§ Task brief: Pictures stay out; everything else in the records below is copied exactly.

§ Data supplied:
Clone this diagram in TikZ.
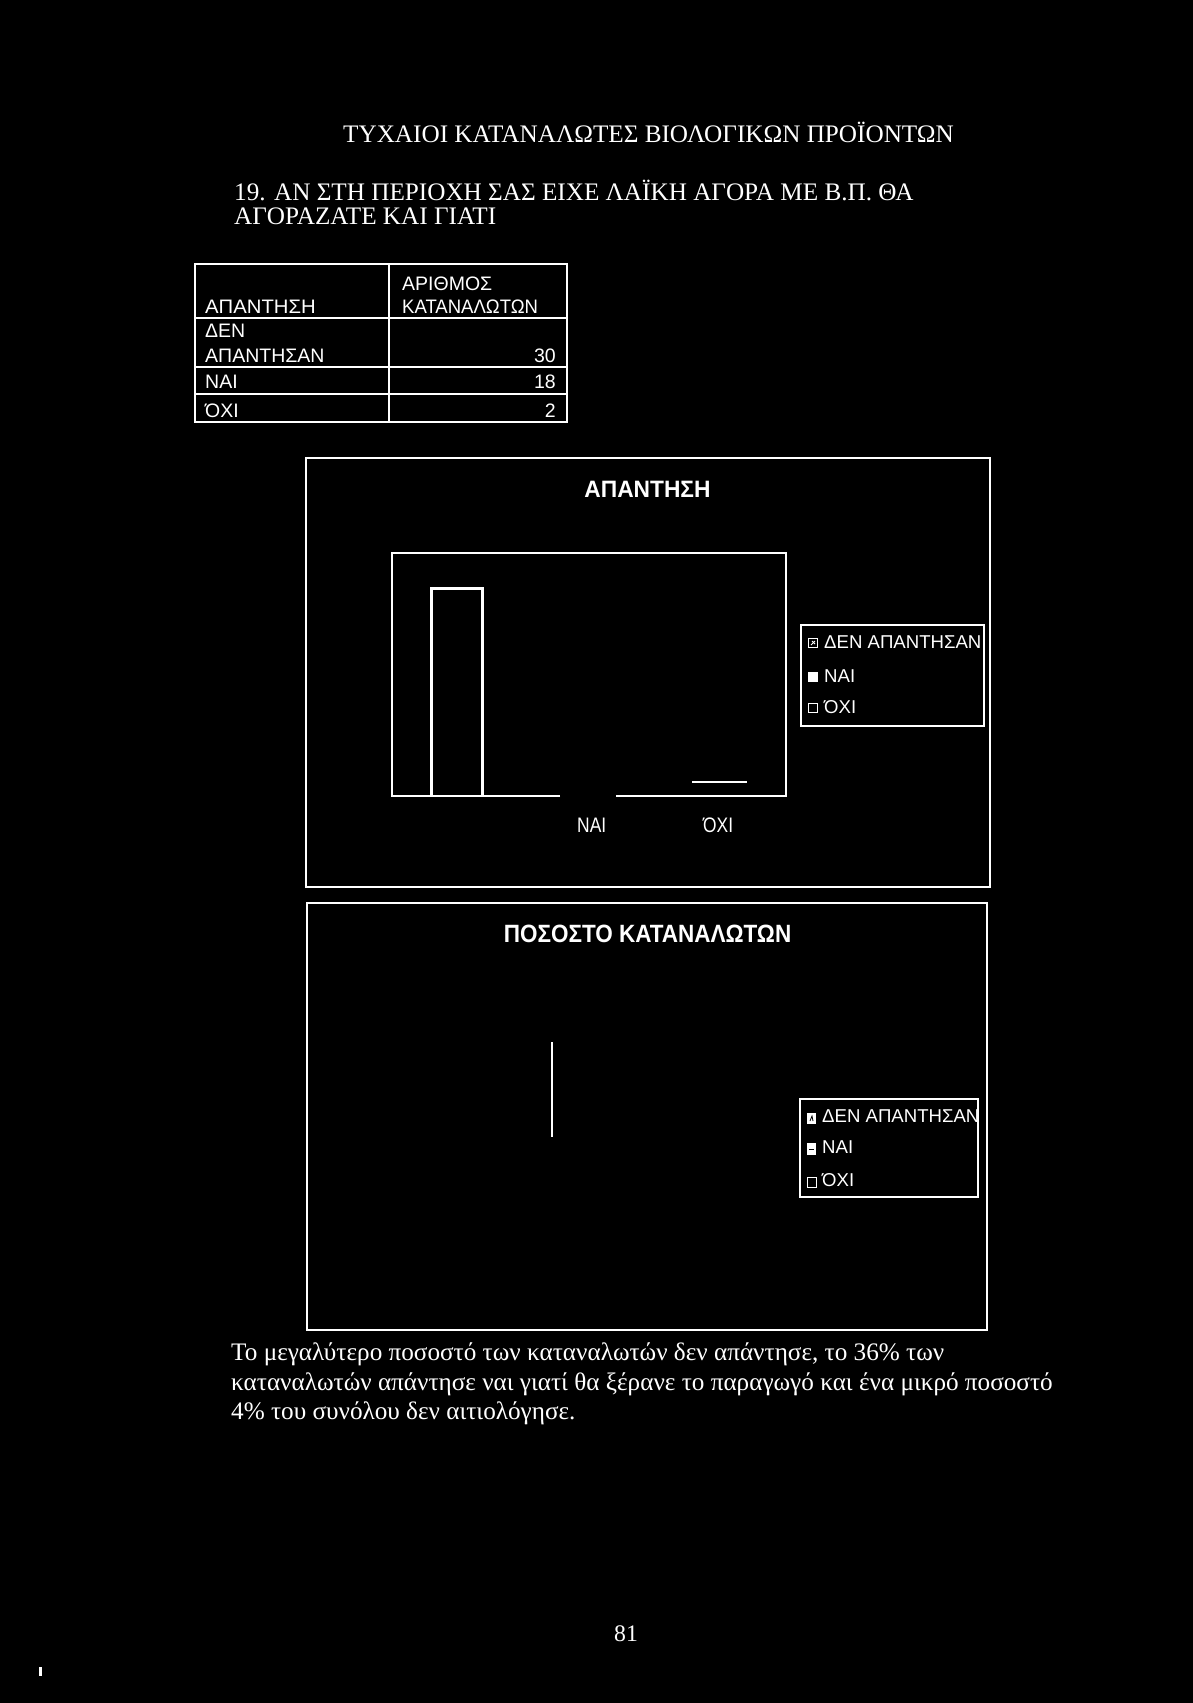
\documentclass[tikz,border=0pt]{standalone}
\usepackage{fontspec}
\usepackage{graphicx}
\setmainfont{Liberation Serif}
\newfontfamily\arialf{Liberation Sans}
\newcommand\serfont{\fontsize{25.2}{30}\selectfont}
\newcommand\parfont{\fontsize{25.2}{30}\selectfont}
\newcommand\tabfont{\arialf\fontsize{19.5}{23}\selectfont}
\newcommand\legfont{\arialf\fontsize{18.6}{22}\selectfont}
\newcommand\catfont{\arialf\fontsize{21}{25}\selectfont}
\newcommand\ttlfont{\arialf\bfseries\fontsize{23.7}{28}\selectfont}
\newcommand\ttlfontb{\arialf\bfseries\fontsize{25}{30}\selectfont}
\begin{document}
\begin{tikzpicture}[x=1pt,y=-1pt,
  txt/.style={text=white, inner sep=0pt, anchor=base west},
  txtr/.style={text=white, inner sep=0pt, anchor=base east},
  txtc/.style={text=white, inner sep=0pt, anchor=base},
  frame/.style={draw=white, line width=1.6pt},
  thin/.style={draw=white, line width=1.3pt},
  barline/.style={draw=white, line width=3pt}]
\fill[black] (0,0) rectangle (1193,1703);
\useasboundingbox (0,0) rectangle (1193,1703);

% headings
\node[txt, font=\serfont] (h1) at (343,142) {ΤΥΧΑΙΟΙ ΚΑΤΑΝΑΛΩΤΕΣ ΒΙΟΛΟΓΙΚΩΝ ΠΡΟΪΟΝΤΩΝ};
\node[txt, font=\serfont] (h2) at (234,200) {19. ΑΝ ΣΤΗ ΠΕΡΙΟΧΗ ΣΑΣ ΕΙΧΕ ΛΑΪΚΗ ΑΓΟΡΑ ΜΕ Β.Π. ΘΑ};
\node[txt, font=\serfont] (h3) at (234,224) {ΑΓΟΡΑΖΑΤΕ ΚΑΙ ΓΙΑΤΙ};

% table
\draw[frame] (195,264) rectangle (567,422);
\draw[frame] (389,264) -- (389,422);
\draw[frame] (195,318) -- (567,318);
\draw[frame] (195,367) -- (567,367);
\draw[frame] (195,394) -- (567,394);
\node[txt, font=\tabfont] (t11) at (205,313) {\scalebox{1.04}[1]{ΑΠΑΝΤΗΣΗ}};
\node[txt, font=\tabfont] (t12a) at (402,290) {ΑΡΙΘΜΟΣ};
\node[txt, font=\tabfont] (t12b) at (402,313) {\scalebox{0.95}[1]{ΚΑΤΑΝΑΛΩΤΩΝ}};
\node[txt, font=\tabfont] (t21a) at (205,337) {ΔΕΝ};
\node[txt, font=\tabfont] (t21b) at (205,362) {ΑΠΑΝΤΗΣΑΝ};
\node[txtr, font=\tabfont] (t22) at (556,362) {30};
\node[txt, font=\tabfont] (t31) at (205,388) {ΝΑΙ};
\node[txtr, font=\tabfont] (t32) at (556,388) {18};
\node[txt, font=\tabfont] (t41) at (205,417) {ΌΧΙ};
\node[txtr, font=\tabfont] (t42) at (556,417) {2};

% chart 1
\draw[frame] (306,458) rectangle (990,887);
\node[txtc, font=\ttlfont] (c1t) at (647.5,497) {\scalebox{0.96}[1]{ΑΠΑΝΤΗΣΗ}};
\draw[thin] (560,796) -- (392,796) -- (392,553) -- (786,553) -- (786,796) -- (616,796);
\draw[barline] (431.5,796) -- (431.5,588.5) -- (482.5,588.5) -- (482.5,796);
\draw[thin] (692,782) -- (747,782);
\node[txt, font=\catfont] (c1x1) at (577,832) {\scalebox{0.83}[1]{ΝΑΙ}};
\node[txt, font=\catfont] (c1x2) at (703,832) {\scalebox{0.83}[1]{ΌΧΙ}};
% legend 1
\draw[thin] (801,625) rectangle (984,726);
\draw[white, line width=1pt] (808.5,638.5) rectangle (817.5,647.5);
\draw[white, line width=1pt] (811,645) -- (815,641) (812,641) -- (815,644);
\fill[white] (808,672) rectangle (818,682);
\draw[white, line width=1pt] (808.5,703.5) rectangle (817.5,712.5);
\node[txt, font=\legfont] (l1a) at (824,648) {ΔΕΝ ΑΠΑΝΤΗΣΑΝ};
\node[txt, font=\legfont] (l1b) at (824,682) {ΝΑΙ};
\node[txt, font=\legfont] (l1c) at (824,713) {ΌΧΙ};

% chart 2
\draw[frame] (307,903) rectangle (987,1330);
\node[txtc, font=\ttlfontb] (c2t) at (647.5,942) {\scalebox{0.9}[1]{ΠΟΣΟΣΤΟ ΚΑΤΑΝΑΛΩΤΩΝ}};
\coordinate (v1) at (552,1042);
\coordinate (v2) at (552,1137);
\draw[thin] (v1) -- (v2);
% legend 2
\draw[thin] (800,1099) rectangle (978,1197);
\fill[white] (807,1113) rectangle (816,1124);
\draw[black, line width=0.8pt] (810,1121) -- (812,1116) -- (813,1121);
\fill[white] (807,1143) rectangle (816,1155);
\draw[black, line width=1pt] (809,1149) -- (814,1149);
\draw[white, line width=1pt] (807.5,1177.5) rectangle (816.5,1187.5);
\node[txt, font=\legfont] (l2a) at (822,1122) {ΔΕΝ ΑΠΑΝΤΗΣΑΝ};
\node[txt, font=\legfont] (l2b) at (822,1153) {ΝΑΙ};
\node[txt, font=\legfont] (l2c) at (822,1186) {ΌΧΙ};

% paragraph
\node[txt, font=\parfont] (p1) at (231,1360) {Το μεγαλύτερο ποσοστό των καταναλωτών δεν απάντησε, το 36\% των};
\node[txt, font=\parfont] (p2) at (231,1390) {καταναλωτών απάντησε ναι γιατί θα ξέρανε το παραγωγό και ένα μικρό ποσοστό};
\node[txt, font=\parfont] (p3) at (231,1419) {4\% του συνόλου δεν αιτιολόγησε.};

% page number and stray mark
\node[txt, font=\fontsize{23.7}{28}\selectfont] (pg) at (614,1641) {81};
\fill[white] (39,1667) rectangle (42,1676);
\end{tikzpicture}
\end{document}
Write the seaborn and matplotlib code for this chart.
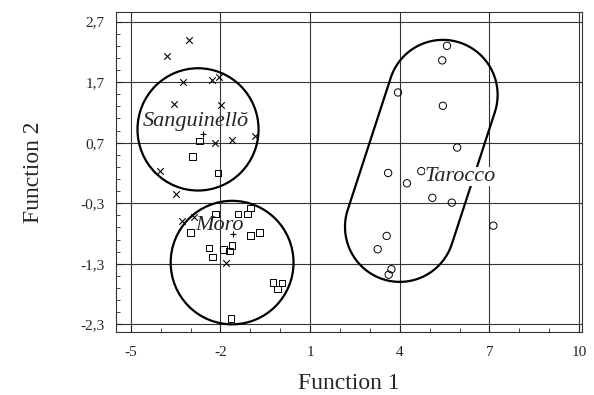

§ Reply:
Clone this diagram in TikZ.
\documentclass[tikz,border=0pt]{standalone}
\usepackage{fontspec}
\usepackage{graphicx}
\setmainfont{Liberation Serif}
\newfontfamily\arialf{Liberation Sans}
\newcommand\serfont{\fontsize{25.2}{30}\selectfont}
\newcommand\parfont{\fontsize{25.2}{30}\selectfont}
\newcommand\tabfont{\arialf\fontsize{19.5}{23}\selectfont}
\newcommand\legfont{\arialf\fontsize{18.6}{22}\selectfont}
\newcommand\catfont{\arialf\fontsize{21}{25}\selectfont}
\newcommand\ttlfont{\arialf\bfseries\fontsize{23.7}{28}\selectfont}
\newcommand\ttlfontb{\arialf\bfseries\fontsize{25}{30}\selectfont}
\begin{document}
\begin{tikzpicture}[x=1pt,y=-1pt,
  txt/.style={text=white, inner sep=0pt, anchor=base west},
  txtr/.style={text=white, inner sep=0pt, anchor=base east},
  txtc/.style={text=white, inner sep=0pt, anchor=base},
  frame/.style={draw=white, line width=1.6pt},
  thin/.style={draw=white, line width=1.3pt},
  barline/.style={draw=white, line width=3pt}]
\fill[black] (0,0) rectangle (1193,1703);
\useasboundingbox (0,0) rectangle (1193,1703);

% headings
\node[txt, font=\serfont] (h1) at (343,142) {ΤΥΧΑΙΟΙ ΚΑΤΑΝΑΛΩΤΕΣ ΒΙΟΛΟΓΙΚΩΝ ΠΡΟΪΟΝΤΩΝ};
\node[txt, font=\serfont] (h2) at (234,200) {19. ΑΝ ΣΤΗ ΠΕΡΙΟΧΗ ΣΑΣ ΕΙΧΕ ΛΑΪΚΗ ΑΓΟΡΑ ΜΕ Β.Π. ΘΑ};
\node[txt, font=\serfont] (h3) at (234,224) {ΑΓΟΡΑΖΑΤΕ ΚΑΙ ΓΙΑΤΙ};

% table
\draw[frame] (195,264) rectangle (567,422);
\draw[frame] (389,264) -- (389,422);
\draw[frame] (195,318) -- (567,318);
\draw[frame] (195,367) -- (567,367);
\draw[frame] (195,394) -- (567,394);
\node[txt, font=\tabfont] (t11) at (205,313) {\scalebox{1.04}[1]{ΑΠΑΝΤΗΣΗ}};
\node[txt, font=\tabfont] (t12a) at (402,290) {ΑΡΙΘΜΟΣ};
\node[txt, font=\tabfont] (t12b) at (402,313) {\scalebox{0.95}[1]{ΚΑΤΑΝΑΛΩΤΩΝ}};
\node[txt, font=\tabfont] (t21a) at (205,337) {ΔΕΝ};
\node[txt, font=\tabfont] (t21b) at (205,362) {ΑΠΑΝΤΗΣΑΝ};
\node[txtr, font=\tabfont] (t22) at (556,362) {30};
\node[txt, font=\tabfont] (t31) at (205,388) {ΝΑΙ};
\node[txtr, font=\tabfont] (t32) at (556,388) {18};
\node[txt, font=\tabfont] (t41) at (205,417) {ΌΧΙ};
\node[txtr, font=\tabfont] (t42) at (556,417) {2};

% chart 1
\draw[frame] (306,458) rectangle (990,887);
\node[txtc, font=\ttlfont] (c1t) at (647.5,497) {\scalebox{0.96}[1]{ΑΠΑΝΤΗΣΗ}};
\draw[thin] (560,796) -- (392,796) -- (392,553) -- (786,553) -- (786,796) -- (616,796);
\draw[barline] (431.5,796) -- (431.5,588.5) -- (482.5,588.5) -- (482.5,796);
\draw[thin] (692,782) -- (747,782);
\node[txt, font=\catfont] (c1x1) at (577,832) {\scalebox{0.83}[1]{ΝΑΙ}};
\node[txt, font=\catfont] (c1x2) at (703,832) {\scalebox{0.83}[1]{ΌΧΙ}};
% legend 1
\draw[thin] (801,625) rectangle (984,726);
\draw[white, line width=1pt] (808.5,638.5) rectangle (817.5,647.5);
\draw[white, line width=1pt] (811,645) -- (815,641) (812,641) -- (815,644);
\fill[white] (808,672) rectangle (818,682);
\draw[white, line width=1pt] (808.5,703.5) rectangle (817.5,712.5);
\node[txt, font=\legfont] (l1a) at (824,648) {ΔΕΝ ΑΠΑΝΤΗΣΑΝ};
\node[txt, font=\legfont] (l1b) at (824,682) {ΝΑΙ};
\node[txt, font=\legfont] (l1c) at (824,713) {ΌΧΙ};

% chart 2
\draw[frame] (307,903) rectangle (987,1330);
\node[txtc, font=\ttlfontb] (c2t) at (647.5,942) {\scalebox{0.9}[1]{ΠΟΣΟΣΤΟ ΚΑΤΑΝΑΛΩΤΩΝ}};
\coordinate (v1) at (552,1042);
\coordinate (v2) at (552,1137);
\draw[thin] (v1) -- (v2);
% legend 2
\draw[thin] (800,1099) rectangle (978,1197);
\fill[white] (807,1113) rectangle (816,1124);
\draw[black, line width=0.8pt] (810,1121) -- (812,1116) -- (813,1121);
\fill[white] (807,1143) rectangle (816,1155);
\draw[black, line width=1pt] (809,1149) -- (814,1149);
\draw[white, line width=1pt] (807.5,1177.5) rectangle (816.5,1187.5);
\node[txt, font=\legfont] (l2a) at (822,1122) {ΔΕΝ ΑΠΑΝΤΗΣΑΝ};
\node[txt, font=\legfont] (l2b) at (822,1153) {ΝΑΙ};
\node[txt, font=\legfont] (l2c) at (822,1186) {ΌΧΙ};

% paragraph
\node[txt, font=\parfont] (p1) at (231,1360) {Το μεγαλύτερο ποσοστό των καταναλωτών δεν απάντησε, το 36\% των};
\node[txt, font=\parfont] (p2) at (231,1390) {καταναλωτών απάντησε ναι γιατί θα ξέρανε το παραγωγό και ένα μικρό ποσοστό};
\node[txt, font=\parfont] (p3) at (231,1419) {4\% του συνόλου δεν αιτιολόγησε.};

% page number and stray mark
\node[txt, font=\fontsize{23.7}{28}\selectfont] (pg) at (614,1641) {81};
\fill[white] (39,1667) rectangle (42,1676);
\end{tikzpicture}
\end{document}
Write the seaborn and matplotlib code for this chart.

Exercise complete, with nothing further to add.